Thermodynamic model of ore-forming processes in a submarine island-arc hydrothermal system

2012 
A thermodynamic model suggested for ore-forming processes in a hydrothermal system (HS) in an island arc is based on the technique suggested earlier in [1] for simulating ore-forming hydrothermal systems in mid-oceanic ridges. This technique make use of the principle of flow-through multistep reactor and encompasses (a) the region where hydrothermal solutions are generated when seawater interacts with rocks (descending convection branch); (b) the region where material is transported with the solution at decreasing pressure (feeder channel); and (c) the region where the ore material is deposited (orebody).
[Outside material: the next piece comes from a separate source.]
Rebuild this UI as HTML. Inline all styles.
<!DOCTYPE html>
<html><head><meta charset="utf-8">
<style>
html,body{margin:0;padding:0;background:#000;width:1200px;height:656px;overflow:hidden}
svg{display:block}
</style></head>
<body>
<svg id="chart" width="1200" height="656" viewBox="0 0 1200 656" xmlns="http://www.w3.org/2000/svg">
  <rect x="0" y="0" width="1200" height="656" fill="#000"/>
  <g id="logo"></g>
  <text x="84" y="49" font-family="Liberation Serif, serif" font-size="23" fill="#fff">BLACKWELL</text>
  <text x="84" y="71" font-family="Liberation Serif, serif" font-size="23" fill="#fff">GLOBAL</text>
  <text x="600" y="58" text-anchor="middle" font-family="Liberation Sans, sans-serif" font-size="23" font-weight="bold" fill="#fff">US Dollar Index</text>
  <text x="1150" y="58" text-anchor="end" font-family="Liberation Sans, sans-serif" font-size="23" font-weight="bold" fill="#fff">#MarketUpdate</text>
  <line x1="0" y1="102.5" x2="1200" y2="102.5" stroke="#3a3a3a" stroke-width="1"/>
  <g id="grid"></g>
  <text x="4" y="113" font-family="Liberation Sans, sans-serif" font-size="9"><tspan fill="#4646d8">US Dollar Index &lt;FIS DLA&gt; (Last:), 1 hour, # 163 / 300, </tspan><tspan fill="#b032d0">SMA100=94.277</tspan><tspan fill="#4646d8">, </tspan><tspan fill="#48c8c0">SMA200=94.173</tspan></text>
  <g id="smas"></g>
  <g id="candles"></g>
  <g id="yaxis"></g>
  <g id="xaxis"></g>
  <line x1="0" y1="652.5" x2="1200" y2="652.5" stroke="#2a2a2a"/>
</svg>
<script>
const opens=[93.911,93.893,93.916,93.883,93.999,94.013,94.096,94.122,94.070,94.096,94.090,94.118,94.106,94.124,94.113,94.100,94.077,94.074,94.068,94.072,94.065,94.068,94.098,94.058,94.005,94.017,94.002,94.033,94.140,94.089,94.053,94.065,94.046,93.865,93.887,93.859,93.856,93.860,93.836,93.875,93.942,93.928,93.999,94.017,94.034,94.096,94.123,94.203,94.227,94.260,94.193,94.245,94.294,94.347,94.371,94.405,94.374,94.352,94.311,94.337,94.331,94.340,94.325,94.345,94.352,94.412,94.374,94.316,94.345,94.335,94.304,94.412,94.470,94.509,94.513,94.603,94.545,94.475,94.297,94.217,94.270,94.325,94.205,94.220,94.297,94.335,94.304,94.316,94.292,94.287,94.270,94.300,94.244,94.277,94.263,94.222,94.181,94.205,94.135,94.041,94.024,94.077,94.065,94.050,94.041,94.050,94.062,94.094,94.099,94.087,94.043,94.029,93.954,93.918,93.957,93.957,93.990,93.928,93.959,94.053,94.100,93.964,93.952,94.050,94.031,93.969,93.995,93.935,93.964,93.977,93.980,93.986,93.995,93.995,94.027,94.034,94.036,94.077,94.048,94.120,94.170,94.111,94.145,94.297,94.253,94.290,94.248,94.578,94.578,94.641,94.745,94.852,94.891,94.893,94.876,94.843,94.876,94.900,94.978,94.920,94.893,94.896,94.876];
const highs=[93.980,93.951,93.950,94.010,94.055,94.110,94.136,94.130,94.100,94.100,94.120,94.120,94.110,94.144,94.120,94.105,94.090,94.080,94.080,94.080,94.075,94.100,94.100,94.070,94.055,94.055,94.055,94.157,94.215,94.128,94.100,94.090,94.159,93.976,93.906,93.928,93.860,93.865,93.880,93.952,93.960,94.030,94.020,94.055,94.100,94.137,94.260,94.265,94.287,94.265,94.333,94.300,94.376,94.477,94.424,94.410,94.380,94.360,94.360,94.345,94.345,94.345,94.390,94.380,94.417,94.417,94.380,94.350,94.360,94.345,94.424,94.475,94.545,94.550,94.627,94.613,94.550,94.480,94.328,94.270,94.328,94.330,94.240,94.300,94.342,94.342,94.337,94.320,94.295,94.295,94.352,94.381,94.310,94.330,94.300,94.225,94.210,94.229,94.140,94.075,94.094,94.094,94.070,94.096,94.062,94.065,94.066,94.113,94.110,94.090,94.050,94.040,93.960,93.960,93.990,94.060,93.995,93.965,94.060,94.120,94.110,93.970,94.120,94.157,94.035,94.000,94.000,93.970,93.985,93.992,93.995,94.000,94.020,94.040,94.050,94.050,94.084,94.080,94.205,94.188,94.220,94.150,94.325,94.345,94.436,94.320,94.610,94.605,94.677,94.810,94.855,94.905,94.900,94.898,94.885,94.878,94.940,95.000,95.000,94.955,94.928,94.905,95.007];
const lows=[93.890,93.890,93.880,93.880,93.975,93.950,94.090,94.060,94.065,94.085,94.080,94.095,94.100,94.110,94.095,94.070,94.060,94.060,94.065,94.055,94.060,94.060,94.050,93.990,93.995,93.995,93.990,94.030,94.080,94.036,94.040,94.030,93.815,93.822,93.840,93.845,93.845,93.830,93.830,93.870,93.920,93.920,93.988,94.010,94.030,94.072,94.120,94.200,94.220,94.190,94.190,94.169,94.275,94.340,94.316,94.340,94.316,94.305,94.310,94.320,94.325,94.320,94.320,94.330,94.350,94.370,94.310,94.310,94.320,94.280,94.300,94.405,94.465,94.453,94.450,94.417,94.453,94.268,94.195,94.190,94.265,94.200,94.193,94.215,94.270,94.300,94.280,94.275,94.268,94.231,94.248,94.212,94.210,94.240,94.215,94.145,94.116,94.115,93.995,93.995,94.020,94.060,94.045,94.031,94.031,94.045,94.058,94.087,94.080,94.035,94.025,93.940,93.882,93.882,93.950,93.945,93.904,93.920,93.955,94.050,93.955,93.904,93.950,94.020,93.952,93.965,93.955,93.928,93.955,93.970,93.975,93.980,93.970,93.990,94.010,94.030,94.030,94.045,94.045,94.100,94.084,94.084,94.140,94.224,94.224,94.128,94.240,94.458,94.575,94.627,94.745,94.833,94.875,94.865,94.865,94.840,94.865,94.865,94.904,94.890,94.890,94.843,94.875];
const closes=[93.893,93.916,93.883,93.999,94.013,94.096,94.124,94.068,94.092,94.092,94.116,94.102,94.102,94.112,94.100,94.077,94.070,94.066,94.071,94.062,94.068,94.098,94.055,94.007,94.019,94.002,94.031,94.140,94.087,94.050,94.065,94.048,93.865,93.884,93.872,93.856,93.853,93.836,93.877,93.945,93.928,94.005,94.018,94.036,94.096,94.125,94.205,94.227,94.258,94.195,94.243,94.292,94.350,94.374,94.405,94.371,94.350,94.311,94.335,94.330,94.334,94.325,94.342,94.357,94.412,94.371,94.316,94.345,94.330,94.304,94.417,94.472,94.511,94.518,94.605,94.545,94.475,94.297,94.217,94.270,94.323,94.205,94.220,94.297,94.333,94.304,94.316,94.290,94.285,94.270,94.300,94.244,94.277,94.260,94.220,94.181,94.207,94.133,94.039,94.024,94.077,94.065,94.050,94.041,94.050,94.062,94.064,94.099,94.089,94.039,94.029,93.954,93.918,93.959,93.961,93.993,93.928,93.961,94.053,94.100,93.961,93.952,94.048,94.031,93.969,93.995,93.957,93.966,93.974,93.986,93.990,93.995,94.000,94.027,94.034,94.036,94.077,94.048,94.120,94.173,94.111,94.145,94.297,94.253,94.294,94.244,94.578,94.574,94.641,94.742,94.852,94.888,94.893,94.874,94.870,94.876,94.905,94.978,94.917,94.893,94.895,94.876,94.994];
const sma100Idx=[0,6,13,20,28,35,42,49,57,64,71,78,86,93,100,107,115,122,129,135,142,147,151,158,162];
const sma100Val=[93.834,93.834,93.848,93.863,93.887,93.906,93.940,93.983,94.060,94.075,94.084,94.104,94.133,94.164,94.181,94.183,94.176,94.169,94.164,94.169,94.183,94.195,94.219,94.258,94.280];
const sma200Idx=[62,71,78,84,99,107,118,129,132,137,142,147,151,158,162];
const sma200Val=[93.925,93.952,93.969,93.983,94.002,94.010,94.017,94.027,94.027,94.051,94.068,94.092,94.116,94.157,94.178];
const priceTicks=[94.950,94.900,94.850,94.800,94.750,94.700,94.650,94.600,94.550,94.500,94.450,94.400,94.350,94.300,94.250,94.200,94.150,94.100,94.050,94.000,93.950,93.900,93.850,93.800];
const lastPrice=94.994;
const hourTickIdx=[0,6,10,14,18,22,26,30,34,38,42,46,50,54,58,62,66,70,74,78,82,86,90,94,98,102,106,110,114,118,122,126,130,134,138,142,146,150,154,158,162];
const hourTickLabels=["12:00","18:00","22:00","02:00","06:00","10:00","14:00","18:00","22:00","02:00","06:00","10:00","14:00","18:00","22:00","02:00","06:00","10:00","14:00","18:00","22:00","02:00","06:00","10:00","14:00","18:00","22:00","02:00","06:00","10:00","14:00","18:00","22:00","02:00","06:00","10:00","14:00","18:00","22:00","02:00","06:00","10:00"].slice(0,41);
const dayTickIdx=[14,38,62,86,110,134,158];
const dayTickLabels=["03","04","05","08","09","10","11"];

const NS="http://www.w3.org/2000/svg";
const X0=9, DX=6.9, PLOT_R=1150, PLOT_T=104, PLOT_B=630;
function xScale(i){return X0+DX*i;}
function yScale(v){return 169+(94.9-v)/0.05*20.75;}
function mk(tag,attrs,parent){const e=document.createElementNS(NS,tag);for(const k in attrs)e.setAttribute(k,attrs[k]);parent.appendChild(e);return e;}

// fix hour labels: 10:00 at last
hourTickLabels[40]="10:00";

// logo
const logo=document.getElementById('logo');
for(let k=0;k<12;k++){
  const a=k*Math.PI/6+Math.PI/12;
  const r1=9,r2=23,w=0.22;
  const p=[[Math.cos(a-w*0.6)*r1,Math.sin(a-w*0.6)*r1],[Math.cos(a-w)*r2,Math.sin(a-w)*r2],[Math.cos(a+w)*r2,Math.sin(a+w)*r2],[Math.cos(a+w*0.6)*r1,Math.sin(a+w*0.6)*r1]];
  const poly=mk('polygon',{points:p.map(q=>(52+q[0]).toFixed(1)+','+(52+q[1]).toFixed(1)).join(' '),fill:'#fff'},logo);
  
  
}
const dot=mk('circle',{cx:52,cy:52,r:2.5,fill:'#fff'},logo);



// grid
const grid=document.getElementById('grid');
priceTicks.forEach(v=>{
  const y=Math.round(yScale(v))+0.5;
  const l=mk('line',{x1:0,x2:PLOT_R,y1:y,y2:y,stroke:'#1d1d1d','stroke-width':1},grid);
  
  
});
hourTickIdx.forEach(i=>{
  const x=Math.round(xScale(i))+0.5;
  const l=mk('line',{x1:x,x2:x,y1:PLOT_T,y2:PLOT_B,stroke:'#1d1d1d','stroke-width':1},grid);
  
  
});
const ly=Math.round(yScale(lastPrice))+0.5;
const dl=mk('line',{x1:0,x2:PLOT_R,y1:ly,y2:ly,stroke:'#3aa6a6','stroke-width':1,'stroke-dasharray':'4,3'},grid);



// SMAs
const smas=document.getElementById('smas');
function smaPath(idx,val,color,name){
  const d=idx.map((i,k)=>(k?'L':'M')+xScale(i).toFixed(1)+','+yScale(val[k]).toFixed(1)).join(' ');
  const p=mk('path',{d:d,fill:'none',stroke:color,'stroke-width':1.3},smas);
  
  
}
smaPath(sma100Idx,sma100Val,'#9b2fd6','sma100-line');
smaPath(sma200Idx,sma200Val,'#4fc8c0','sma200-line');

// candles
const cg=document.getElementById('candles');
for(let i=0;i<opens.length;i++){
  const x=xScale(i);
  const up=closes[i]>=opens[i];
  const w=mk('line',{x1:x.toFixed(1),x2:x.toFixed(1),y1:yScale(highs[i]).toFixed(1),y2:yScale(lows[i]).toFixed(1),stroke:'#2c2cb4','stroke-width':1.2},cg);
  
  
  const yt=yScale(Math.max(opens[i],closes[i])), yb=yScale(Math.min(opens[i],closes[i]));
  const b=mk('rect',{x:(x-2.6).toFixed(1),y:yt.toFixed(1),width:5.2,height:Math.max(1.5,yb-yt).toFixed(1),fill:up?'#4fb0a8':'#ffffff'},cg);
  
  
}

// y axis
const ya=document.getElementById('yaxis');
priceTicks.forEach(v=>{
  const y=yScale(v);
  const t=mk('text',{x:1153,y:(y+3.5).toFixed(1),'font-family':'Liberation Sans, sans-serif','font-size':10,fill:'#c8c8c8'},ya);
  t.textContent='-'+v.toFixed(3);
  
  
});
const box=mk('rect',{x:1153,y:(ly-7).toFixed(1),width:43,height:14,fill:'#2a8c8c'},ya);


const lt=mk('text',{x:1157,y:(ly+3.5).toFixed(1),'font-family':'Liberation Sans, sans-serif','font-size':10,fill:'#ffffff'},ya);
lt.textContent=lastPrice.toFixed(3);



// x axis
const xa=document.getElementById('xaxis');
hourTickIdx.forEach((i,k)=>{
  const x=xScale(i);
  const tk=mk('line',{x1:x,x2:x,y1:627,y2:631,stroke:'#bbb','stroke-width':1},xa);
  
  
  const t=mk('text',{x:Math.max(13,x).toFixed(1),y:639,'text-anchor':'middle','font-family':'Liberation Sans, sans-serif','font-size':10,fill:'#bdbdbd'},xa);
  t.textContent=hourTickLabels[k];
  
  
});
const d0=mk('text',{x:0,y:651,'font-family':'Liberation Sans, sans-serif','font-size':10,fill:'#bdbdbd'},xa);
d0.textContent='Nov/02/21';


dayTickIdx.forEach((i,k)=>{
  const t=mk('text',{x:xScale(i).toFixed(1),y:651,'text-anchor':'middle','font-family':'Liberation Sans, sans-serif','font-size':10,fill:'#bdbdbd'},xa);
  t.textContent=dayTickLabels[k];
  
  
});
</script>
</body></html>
Hydrothermal systems in island arcs exhibit the following distinctive features taken into account in the model: (1) the composition of the host crustal rocks (rocks of mafic-acid composition instead of basalt and serpentinite) and (2) possible significant involvement of magmatic gases in the feeding of the hydrothermal system. The naturally occurring prototype of the simulated system is the hydrothermal system in the caldera of a submarine volcano in an island arc. The model is simulated in a number of variants in which the hydrothermal fluid is exogenic (heated seawater convecting through hot volcanic rocks), magmatic, or mixed (magmatic plus exogenic) is involved.